*What is asked*:
Images should be left out, and everything else in the listing reproduced exactly.

*Data*:
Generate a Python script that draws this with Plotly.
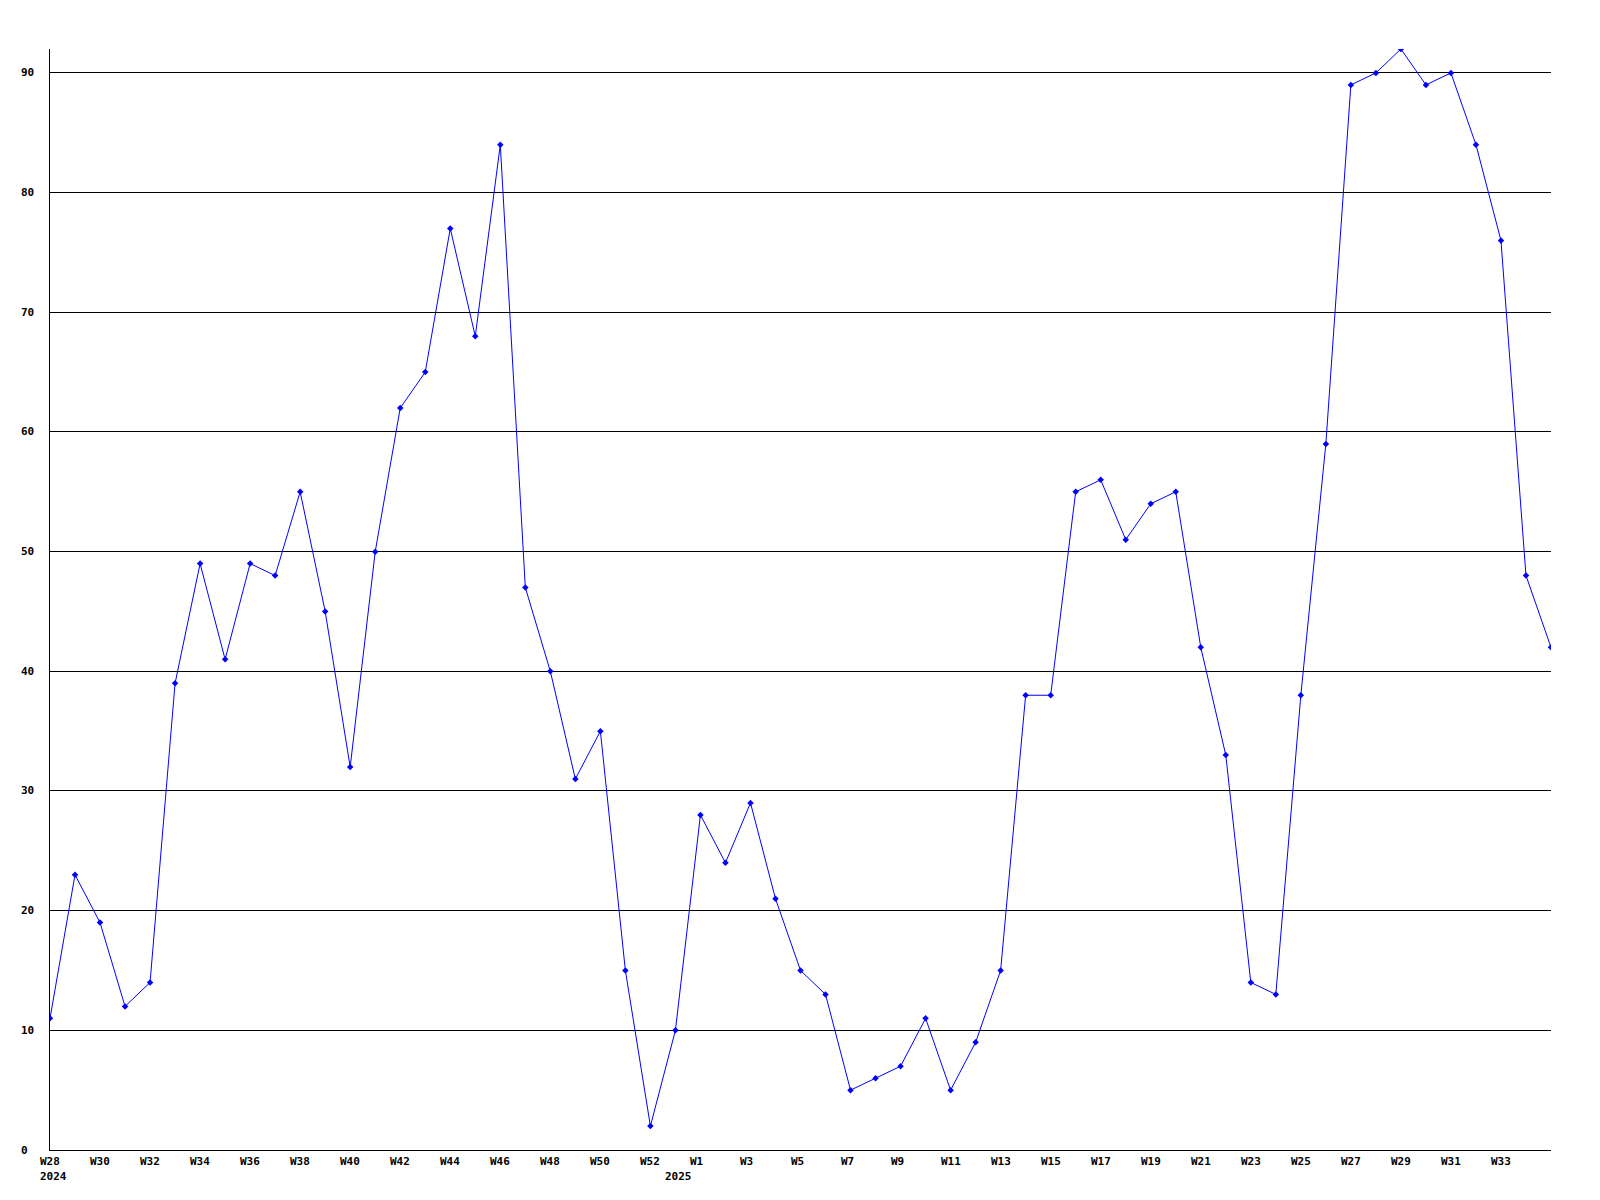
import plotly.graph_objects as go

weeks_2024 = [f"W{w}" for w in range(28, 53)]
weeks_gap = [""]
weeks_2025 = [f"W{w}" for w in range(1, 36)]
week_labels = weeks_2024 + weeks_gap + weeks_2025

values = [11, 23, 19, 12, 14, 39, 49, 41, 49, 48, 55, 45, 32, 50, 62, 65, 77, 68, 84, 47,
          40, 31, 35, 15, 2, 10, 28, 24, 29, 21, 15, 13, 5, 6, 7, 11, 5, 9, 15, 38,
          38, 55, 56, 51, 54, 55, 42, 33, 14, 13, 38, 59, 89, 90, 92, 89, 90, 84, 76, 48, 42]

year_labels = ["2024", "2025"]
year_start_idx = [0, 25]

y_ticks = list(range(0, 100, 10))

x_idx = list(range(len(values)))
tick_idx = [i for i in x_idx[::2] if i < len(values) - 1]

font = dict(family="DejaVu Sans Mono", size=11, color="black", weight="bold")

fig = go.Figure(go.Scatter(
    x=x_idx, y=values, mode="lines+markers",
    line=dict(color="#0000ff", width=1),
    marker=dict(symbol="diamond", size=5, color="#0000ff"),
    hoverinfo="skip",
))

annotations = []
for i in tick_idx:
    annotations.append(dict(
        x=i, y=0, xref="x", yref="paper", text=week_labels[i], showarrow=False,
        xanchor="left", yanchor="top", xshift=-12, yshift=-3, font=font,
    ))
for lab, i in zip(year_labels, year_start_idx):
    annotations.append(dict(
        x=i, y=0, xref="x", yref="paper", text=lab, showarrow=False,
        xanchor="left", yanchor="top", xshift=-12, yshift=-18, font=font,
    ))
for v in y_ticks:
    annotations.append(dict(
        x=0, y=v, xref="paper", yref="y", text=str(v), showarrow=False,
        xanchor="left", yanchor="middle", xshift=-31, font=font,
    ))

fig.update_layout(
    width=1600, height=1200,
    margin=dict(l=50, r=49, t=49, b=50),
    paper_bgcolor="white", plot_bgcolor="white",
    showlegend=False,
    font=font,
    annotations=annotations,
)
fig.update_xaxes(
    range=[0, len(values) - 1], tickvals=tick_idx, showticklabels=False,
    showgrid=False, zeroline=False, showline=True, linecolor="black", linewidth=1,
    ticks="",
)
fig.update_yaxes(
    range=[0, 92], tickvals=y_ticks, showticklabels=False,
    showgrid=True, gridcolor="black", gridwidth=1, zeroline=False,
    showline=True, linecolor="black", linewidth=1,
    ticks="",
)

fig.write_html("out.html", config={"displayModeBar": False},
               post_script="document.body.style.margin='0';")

*Problem solution*:
Generate a Python script that draws this with Plotly.
import plotly.graph_objects as go

weeks_2024 = [f"W{w}" for w in range(28, 53)]
weeks_gap = [""]
weeks_2025 = [f"W{w}" for w in range(1, 36)]
week_labels = weeks_2024 + weeks_gap + weeks_2025

values = [11, 23, 19, 12, 14, 39, 49, 41, 49, 48, 55, 45, 32, 50, 62, 65, 77, 68, 84, 47,
          40, 31, 35, 15, 2, 10, 28, 24, 29, 21, 15, 13, 5, 6, 7, 11, 5, 9, 15, 38,
          38, 55, 56, 51, 54, 55, 42, 33, 14, 13, 38, 59, 89, 90, 92, 89, 90, 84, 76, 48, 42]

year_labels = ["2024", "2025"]
year_start_idx = [0, 25]

y_ticks = list(range(0, 100, 10))

x_idx = list(range(len(values)))
tick_idx = [i for i in x_idx[::2] if i < len(values) - 1]

font = dict(family="DejaVu Sans Mono", size=11, color="black", weight="bold")

fig = go.Figure(go.Scatter(
    x=x_idx, y=values, mode="lines+markers",
    line=dict(color="#0000ff", width=1),
    marker=dict(symbol="diamond", size=5, color="#0000ff"),
    hoverinfo="skip",
))

annotations = []
for i in tick_idx:
    annotations.append(dict(
        x=i, y=0, xref="x", yref="paper", text=week_labels[i], showarrow=False,
        xanchor="left", yanchor="top", xshift=-12, yshift=-3, font=font,
    ))
for lab, i in zip(year_labels, year_start_idx):
    annotations.append(dict(
        x=i, y=0, xref="x", yref="paper", text=lab, showarrow=False,
        xanchor="left", yanchor="top", xshift=-12, yshift=-18, font=font,
    ))
for v in y_ticks:
    annotations.append(dict(
        x=0, y=v, xref="paper", yref="y", text=str(v), showarrow=False,
        xanchor="left", yanchor="middle", xshift=-31, font=font,
    ))

fig.update_layout(
    width=1600, height=1200,
    margin=dict(l=50, r=49, t=49, b=50),
    paper_bgcolor="white", plot_bgcolor="white",
    showlegend=False,
    font=font,
    annotations=annotations,
)
fig.update_xaxes(
    range=[0, len(values) - 1], tickvals=tick_idx, showticklabels=False,
    showgrid=False, zeroline=False, showline=True, linecolor="black", linewidth=1,
    ticks="",
)
fig.update_yaxes(
    range=[0, 92], tickvals=y_ticks, showticklabels=False,
    showgrid=True, gridcolor="black", gridwidth=1, zeroline=False,
    showline=True, linecolor="black", linewidth=1,
    ticks="",
)

fig.write_html("out.html", config={"displayModeBar": False},
               post_script="document.body.style.margin='0';")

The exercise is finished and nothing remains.